***** Data provided

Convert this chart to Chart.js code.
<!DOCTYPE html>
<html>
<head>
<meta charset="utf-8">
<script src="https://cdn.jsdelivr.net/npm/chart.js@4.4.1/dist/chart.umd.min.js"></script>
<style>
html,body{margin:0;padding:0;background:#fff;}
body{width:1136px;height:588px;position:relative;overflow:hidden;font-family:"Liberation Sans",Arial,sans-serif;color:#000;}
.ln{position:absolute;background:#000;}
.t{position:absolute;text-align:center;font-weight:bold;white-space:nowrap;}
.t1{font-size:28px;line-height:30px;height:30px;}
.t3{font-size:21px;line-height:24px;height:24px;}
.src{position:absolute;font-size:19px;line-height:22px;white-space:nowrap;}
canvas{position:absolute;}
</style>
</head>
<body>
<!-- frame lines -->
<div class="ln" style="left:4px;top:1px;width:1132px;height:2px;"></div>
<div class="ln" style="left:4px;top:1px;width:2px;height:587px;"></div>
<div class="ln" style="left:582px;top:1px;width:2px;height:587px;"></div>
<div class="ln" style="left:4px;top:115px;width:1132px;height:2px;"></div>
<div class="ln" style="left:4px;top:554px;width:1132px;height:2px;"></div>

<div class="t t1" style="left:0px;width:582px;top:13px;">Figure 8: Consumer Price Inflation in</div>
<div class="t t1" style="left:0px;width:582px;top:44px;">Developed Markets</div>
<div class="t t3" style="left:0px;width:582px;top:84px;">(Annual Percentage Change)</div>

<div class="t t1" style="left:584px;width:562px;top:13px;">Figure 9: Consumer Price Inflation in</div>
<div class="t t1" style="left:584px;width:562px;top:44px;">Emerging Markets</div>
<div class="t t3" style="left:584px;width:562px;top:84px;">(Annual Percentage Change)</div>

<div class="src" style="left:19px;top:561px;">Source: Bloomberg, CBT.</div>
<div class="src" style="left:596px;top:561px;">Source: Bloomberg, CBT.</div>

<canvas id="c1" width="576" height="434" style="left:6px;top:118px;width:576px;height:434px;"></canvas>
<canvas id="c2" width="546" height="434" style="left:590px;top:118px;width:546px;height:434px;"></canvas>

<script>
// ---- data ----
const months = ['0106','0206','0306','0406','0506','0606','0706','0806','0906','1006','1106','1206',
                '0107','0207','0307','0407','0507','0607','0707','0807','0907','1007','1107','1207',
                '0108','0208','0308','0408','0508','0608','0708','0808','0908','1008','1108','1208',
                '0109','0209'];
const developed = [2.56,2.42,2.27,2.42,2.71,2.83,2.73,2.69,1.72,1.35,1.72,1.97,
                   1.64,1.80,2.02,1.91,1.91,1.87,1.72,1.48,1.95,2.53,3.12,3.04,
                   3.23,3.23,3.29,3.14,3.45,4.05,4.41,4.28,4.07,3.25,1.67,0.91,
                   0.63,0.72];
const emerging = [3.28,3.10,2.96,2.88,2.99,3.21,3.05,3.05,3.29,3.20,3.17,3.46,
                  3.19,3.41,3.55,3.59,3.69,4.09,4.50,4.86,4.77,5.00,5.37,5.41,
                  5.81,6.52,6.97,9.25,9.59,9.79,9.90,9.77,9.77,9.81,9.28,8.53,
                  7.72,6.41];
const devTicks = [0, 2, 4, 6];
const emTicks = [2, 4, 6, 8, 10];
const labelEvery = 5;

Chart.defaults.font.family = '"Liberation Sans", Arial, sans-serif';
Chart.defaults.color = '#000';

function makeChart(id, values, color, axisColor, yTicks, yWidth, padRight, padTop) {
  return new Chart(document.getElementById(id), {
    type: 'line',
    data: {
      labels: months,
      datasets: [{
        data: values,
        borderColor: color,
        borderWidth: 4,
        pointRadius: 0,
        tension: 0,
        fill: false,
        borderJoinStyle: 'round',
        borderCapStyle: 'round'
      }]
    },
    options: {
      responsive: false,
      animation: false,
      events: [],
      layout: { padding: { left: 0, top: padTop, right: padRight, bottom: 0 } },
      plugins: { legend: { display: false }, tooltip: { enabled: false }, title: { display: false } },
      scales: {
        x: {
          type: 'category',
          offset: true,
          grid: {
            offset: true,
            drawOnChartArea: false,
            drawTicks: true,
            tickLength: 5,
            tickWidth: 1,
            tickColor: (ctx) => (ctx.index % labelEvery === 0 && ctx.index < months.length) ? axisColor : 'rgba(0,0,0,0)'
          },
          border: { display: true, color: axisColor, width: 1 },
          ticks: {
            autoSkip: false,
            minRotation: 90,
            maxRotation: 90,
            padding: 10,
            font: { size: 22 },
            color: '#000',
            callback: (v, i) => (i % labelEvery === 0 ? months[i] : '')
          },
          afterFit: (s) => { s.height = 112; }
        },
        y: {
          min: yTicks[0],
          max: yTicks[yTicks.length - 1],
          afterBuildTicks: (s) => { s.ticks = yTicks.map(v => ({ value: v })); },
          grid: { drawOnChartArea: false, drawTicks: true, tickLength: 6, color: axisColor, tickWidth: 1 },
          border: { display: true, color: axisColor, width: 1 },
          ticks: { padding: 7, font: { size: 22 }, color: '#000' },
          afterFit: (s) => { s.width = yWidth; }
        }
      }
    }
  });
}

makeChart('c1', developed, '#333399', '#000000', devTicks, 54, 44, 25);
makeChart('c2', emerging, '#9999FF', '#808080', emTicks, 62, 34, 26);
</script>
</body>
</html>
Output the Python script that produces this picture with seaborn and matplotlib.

**********
***** Data provided

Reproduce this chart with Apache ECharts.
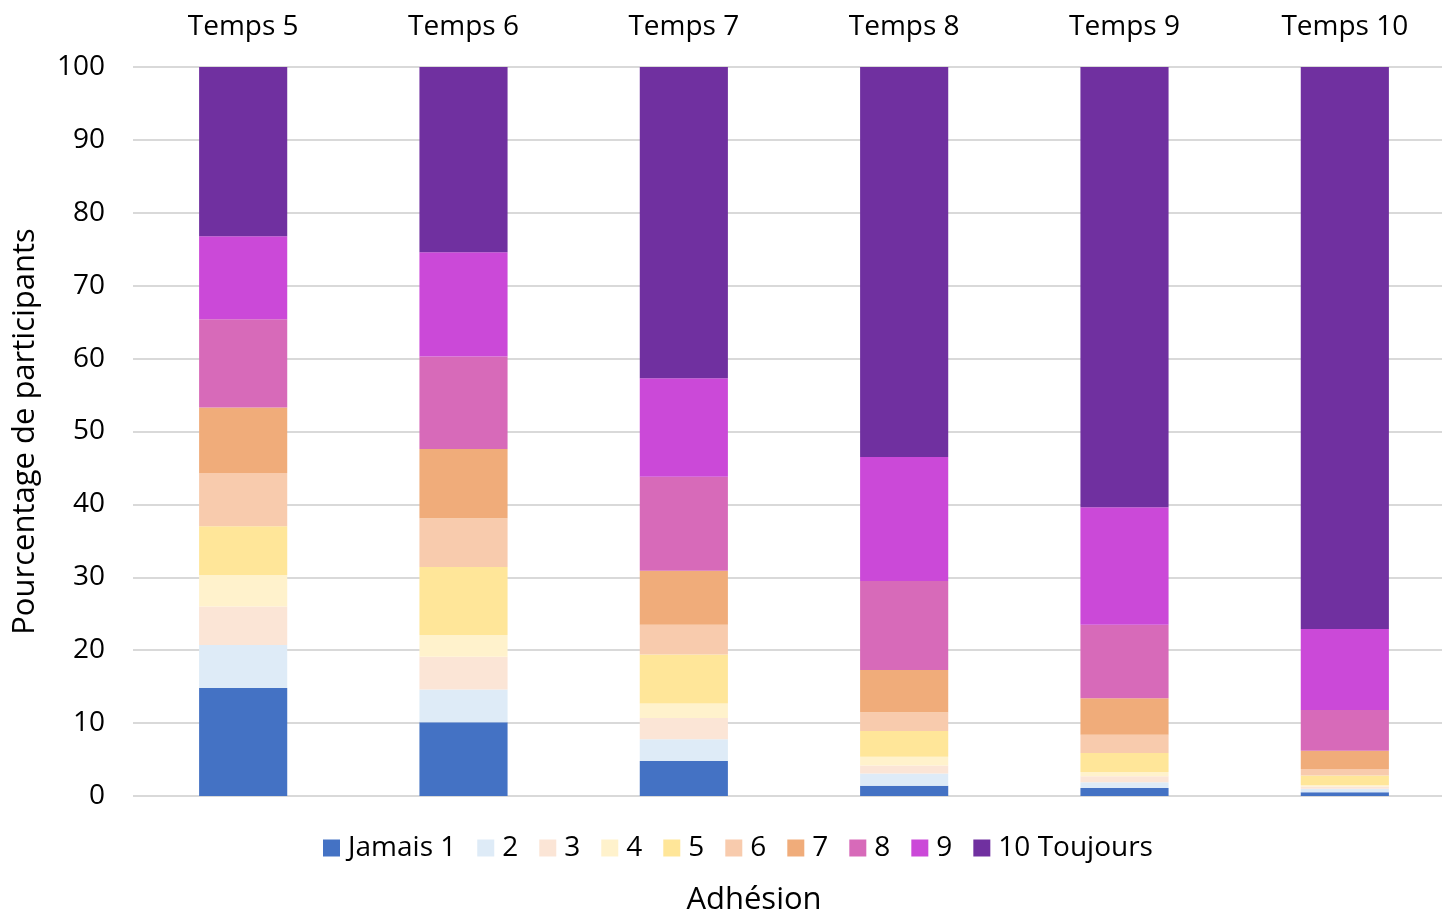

**********

#### [Job]
Find all lines where the word "with" appears. Copy them.

#### [Complete answer]
Output the Python script that produces this picture with seaborn and matplotlib.
Reproduce this chart with Apache ECharts.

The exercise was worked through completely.